Federal scientists hiked into the Carson-Iceberg wilderness this week in an effort to restore the Paiute cutthroat trout to its former territory by poisoning a section of Silver King Creek in far southern Alpine County.
“They are up there treating the stream,” U.S. Fish and Wildlife Service spokeswoman Jeanne Stafford said Tuesday. “They hiked in on Sunday and some more on Monday, and plan to be up there all week.”
Starting Wednesday, scientists are putting rotenone in the creek near Silver King Canyon and accessible portions of Tamarack Creek, Tamarack Lake Creek and the lower reaches of Coyote Valley Creek.
The creeks were stocked with fish such as rainbow and golden trout long ago, and those fish have to be cleared out before the Paiute cutthroat can be reintroduced.
Signs will be posted along the creek where it has been poisoned, and levels of the poison monitored.

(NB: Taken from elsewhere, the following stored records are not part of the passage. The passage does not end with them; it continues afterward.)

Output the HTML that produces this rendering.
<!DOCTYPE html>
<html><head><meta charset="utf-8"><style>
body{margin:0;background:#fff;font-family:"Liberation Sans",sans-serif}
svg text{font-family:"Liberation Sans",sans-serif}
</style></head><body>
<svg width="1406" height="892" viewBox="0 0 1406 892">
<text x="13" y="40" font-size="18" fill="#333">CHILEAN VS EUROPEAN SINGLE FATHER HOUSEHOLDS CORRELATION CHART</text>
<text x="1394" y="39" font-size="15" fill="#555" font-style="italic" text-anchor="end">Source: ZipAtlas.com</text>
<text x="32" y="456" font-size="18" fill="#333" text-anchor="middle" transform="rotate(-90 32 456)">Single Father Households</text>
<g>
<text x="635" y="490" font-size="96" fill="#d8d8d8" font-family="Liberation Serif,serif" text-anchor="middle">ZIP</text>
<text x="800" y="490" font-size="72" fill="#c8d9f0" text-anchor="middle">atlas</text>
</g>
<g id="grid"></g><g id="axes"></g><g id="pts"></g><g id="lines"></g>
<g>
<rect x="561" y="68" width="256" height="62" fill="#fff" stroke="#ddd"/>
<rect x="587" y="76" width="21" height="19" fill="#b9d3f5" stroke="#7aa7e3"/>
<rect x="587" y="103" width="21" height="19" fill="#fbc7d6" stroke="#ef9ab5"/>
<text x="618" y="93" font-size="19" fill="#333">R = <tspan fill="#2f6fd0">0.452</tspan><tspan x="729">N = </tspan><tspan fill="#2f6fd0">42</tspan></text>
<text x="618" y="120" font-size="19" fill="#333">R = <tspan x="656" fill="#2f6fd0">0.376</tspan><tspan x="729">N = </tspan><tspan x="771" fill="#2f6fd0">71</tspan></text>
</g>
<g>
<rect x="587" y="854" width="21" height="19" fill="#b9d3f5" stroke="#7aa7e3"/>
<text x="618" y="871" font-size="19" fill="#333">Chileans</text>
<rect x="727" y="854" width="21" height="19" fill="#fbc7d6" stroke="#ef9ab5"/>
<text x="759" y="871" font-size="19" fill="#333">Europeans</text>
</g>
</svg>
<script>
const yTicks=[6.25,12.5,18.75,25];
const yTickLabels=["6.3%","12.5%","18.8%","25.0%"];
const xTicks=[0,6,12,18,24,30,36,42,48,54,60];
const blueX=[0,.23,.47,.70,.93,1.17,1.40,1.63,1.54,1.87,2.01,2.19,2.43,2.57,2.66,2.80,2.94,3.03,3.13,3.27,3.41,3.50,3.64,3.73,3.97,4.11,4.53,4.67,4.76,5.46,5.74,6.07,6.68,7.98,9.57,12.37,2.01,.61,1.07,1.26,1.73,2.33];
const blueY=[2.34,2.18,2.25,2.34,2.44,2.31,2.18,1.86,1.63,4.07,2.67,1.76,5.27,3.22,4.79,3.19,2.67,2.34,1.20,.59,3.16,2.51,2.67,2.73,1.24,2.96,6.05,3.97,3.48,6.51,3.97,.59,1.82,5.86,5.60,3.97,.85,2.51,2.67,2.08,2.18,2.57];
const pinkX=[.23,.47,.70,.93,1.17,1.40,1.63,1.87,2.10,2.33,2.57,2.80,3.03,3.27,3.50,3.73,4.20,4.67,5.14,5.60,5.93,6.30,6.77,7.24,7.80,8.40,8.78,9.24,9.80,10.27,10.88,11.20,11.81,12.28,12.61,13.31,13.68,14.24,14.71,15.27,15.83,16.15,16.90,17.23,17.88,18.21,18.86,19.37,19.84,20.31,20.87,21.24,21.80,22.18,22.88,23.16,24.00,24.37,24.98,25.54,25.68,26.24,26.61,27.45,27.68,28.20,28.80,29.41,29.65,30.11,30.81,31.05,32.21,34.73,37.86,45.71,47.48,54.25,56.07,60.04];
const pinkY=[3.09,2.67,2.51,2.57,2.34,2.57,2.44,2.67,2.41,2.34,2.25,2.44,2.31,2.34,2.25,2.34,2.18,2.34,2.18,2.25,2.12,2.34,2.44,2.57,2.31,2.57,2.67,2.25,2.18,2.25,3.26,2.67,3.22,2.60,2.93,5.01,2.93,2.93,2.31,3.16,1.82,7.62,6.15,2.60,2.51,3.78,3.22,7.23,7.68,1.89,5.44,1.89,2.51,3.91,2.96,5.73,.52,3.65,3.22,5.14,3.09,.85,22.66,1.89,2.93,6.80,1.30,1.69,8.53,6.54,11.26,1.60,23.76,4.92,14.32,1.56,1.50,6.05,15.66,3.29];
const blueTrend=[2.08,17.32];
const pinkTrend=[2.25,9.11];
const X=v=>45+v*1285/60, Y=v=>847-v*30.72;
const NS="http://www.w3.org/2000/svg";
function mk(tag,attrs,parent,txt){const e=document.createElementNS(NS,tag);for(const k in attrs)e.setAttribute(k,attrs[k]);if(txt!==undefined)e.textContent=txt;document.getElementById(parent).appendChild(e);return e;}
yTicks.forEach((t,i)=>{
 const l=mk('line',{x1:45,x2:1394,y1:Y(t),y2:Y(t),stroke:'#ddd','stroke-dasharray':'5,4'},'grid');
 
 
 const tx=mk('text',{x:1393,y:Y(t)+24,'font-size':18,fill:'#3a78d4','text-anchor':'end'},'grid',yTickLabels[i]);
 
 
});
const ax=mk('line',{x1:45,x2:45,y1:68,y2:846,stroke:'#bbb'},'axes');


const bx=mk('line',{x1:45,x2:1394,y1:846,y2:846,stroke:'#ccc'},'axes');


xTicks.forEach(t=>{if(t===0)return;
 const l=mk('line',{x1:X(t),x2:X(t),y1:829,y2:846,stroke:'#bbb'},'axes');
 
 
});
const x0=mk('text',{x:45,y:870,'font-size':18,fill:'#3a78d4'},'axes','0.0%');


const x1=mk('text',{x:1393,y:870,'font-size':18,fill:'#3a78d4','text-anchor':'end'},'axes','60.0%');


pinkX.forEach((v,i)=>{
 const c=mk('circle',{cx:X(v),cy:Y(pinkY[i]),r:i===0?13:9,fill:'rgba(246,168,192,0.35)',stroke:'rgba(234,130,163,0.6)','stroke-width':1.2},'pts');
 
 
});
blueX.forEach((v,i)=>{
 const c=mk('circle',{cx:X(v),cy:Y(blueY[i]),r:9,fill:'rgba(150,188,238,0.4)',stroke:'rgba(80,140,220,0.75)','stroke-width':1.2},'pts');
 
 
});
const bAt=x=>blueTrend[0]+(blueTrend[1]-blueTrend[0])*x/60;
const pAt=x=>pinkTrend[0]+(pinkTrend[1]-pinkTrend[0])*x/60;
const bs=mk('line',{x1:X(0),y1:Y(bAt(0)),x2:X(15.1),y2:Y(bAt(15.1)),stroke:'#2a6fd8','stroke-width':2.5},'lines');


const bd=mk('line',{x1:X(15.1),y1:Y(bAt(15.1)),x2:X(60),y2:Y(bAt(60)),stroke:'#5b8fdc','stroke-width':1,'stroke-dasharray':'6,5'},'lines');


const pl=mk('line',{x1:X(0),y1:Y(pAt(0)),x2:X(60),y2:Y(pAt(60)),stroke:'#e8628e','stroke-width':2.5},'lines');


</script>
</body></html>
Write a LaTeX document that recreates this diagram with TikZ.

Silver King Creek is a tributary of the Carson River’s East Fork.
Stafford said it could end up taking three to five years before it’s ready for the endangered trout to be stocked there.
The effort to restore what’s called the rarest trout in North America has been in the works for more than a decade.
A cousin to the Lahontan cutthroat trout, the Paiute trout’s original range was limited to the areas around Silver King Creek.
Once done, the habitat of the Paiute trout will cover nine miles of stream habitat, nearly doubling its current range, and reducing the risk of extinction or interbreeding with non-native trout.
The effort has long been opposed by anglers, who want to preserve the fishing in Silver King Creek.